■ WORK TO BE COMPLETED:
Below is a listing. Return the lines from the one that contains "Rebuild this chart" to the one that contains "plt.rcParams['font.family'] = ['Liberation", both ends included, verbatim and with no pictures.

■ Records with drawing code:

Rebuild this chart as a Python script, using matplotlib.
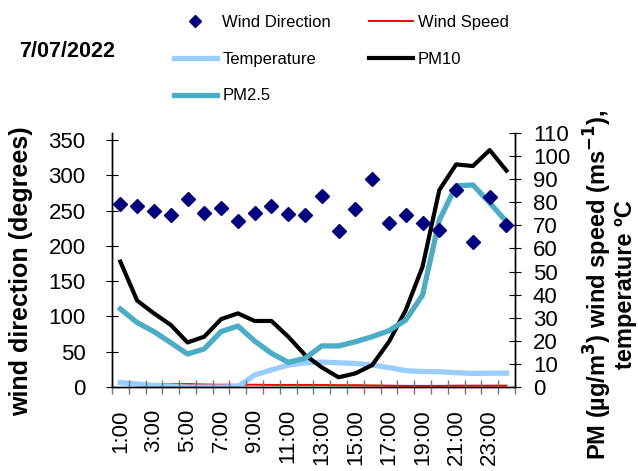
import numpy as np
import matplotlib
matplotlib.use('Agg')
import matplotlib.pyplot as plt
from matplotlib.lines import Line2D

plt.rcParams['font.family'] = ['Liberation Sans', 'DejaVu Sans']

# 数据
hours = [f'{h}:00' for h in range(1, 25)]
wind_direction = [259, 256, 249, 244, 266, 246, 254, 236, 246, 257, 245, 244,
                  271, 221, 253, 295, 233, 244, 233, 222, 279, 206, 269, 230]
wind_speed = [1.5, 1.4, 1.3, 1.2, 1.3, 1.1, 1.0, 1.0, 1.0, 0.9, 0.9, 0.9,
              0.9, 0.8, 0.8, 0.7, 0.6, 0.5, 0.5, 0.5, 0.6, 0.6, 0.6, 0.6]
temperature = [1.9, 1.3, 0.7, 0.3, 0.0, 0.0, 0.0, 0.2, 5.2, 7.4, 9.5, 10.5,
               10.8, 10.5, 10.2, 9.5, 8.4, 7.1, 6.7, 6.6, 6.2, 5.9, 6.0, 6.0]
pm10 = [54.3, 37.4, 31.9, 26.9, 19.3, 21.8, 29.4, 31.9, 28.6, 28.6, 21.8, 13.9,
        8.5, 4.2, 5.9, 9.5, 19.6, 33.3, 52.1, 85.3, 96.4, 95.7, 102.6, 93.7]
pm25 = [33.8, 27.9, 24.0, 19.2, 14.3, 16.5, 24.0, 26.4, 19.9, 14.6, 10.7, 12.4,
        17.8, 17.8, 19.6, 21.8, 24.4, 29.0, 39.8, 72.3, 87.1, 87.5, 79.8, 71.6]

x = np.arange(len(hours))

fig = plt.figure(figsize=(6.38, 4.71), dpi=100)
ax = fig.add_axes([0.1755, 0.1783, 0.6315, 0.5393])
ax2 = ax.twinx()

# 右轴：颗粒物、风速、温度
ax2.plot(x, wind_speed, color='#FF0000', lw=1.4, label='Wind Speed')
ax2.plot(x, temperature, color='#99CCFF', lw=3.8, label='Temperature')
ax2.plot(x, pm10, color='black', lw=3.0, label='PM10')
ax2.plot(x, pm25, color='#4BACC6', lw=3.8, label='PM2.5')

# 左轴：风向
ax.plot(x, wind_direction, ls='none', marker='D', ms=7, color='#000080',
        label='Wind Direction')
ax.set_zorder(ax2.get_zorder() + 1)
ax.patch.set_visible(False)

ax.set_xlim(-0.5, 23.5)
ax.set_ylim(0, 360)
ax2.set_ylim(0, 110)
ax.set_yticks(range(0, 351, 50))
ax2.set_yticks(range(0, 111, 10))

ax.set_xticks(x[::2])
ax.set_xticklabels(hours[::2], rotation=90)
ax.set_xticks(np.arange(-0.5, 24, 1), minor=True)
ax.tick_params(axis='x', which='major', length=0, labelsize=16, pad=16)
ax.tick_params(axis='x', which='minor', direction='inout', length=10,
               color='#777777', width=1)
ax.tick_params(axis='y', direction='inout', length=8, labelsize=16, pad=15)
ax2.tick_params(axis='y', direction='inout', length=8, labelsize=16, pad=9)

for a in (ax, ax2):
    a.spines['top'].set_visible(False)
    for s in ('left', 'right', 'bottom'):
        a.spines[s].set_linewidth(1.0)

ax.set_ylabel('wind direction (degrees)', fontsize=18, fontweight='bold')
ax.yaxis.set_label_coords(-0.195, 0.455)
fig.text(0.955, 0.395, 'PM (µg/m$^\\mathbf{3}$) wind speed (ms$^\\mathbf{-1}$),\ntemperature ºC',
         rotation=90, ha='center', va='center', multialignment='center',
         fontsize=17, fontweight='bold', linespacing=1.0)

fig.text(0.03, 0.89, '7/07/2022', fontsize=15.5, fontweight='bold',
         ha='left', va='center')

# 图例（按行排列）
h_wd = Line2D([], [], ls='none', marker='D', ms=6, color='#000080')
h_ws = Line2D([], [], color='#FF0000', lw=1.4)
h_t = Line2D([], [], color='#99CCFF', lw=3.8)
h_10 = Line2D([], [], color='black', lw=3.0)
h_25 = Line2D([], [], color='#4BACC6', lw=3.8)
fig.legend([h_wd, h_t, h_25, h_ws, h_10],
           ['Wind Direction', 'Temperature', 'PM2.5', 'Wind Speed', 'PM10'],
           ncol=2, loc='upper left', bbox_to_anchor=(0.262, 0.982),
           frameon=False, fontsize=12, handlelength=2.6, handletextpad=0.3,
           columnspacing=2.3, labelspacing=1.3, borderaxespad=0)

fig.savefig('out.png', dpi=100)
...
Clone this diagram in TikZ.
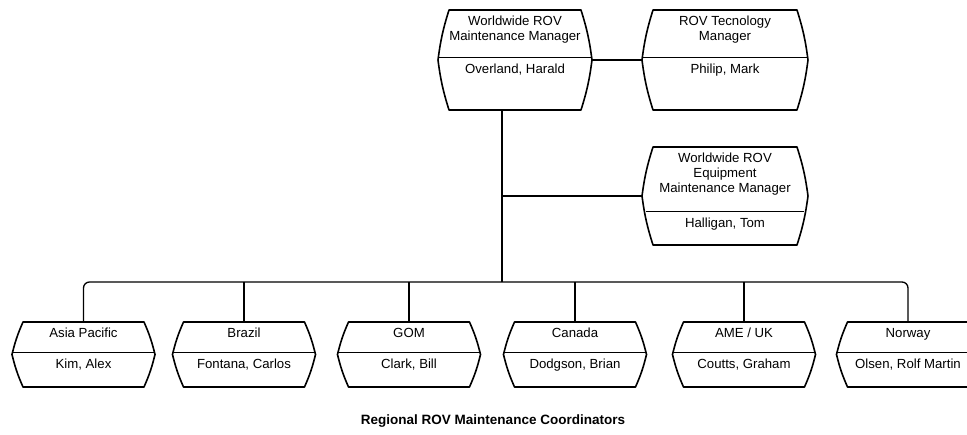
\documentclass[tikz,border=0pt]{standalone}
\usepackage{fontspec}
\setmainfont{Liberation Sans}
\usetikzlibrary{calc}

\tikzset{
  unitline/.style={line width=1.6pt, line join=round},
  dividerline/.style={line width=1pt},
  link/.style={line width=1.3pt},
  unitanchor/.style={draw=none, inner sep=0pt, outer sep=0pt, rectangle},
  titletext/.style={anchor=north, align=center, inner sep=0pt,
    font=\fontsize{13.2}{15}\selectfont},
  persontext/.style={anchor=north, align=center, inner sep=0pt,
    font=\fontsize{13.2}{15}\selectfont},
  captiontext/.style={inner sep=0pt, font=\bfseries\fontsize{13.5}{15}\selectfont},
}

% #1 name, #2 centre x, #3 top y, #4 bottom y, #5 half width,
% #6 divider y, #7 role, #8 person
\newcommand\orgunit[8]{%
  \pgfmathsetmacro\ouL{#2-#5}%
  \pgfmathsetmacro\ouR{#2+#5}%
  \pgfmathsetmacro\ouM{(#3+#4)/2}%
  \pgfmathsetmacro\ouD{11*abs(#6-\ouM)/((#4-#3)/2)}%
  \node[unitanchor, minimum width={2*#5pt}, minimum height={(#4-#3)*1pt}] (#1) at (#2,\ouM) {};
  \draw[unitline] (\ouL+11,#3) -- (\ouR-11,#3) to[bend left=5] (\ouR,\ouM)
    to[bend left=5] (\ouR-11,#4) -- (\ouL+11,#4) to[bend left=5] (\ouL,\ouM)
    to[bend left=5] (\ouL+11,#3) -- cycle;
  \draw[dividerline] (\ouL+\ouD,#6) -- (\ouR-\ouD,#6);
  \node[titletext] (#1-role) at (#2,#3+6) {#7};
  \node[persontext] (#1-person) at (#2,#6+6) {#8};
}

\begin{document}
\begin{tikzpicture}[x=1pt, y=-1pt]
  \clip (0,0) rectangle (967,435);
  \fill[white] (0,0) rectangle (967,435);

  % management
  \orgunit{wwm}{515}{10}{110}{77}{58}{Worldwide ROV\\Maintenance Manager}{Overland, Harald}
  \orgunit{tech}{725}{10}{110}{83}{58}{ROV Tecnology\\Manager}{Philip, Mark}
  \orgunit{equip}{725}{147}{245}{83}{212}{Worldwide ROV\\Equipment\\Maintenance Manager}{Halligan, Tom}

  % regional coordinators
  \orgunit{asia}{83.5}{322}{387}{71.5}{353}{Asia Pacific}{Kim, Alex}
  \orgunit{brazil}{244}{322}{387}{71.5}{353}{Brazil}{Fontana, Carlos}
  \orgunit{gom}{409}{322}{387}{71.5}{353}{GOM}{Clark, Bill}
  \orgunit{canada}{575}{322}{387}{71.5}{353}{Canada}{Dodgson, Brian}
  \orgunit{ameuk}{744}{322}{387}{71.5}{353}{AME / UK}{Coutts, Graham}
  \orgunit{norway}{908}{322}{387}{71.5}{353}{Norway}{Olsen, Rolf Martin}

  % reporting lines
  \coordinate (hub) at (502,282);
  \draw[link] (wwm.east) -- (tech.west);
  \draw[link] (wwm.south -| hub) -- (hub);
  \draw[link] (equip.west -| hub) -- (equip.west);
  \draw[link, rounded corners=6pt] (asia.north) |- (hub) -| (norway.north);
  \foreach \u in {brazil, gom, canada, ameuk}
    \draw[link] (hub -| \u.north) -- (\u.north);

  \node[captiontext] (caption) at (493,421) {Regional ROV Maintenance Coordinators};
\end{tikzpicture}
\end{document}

■ EXERCISE SOLUTION:
Rebuild this chart as a Python script, using matplotlib.
import numpy as np
import matplotlib
matplotlib.use('Agg')
import matplotlib.pyplot as plt
from matplotlib.lines import Line2D

plt.rcParams['font.family'] = ['Liberation Sans', 'DejaVu Sans']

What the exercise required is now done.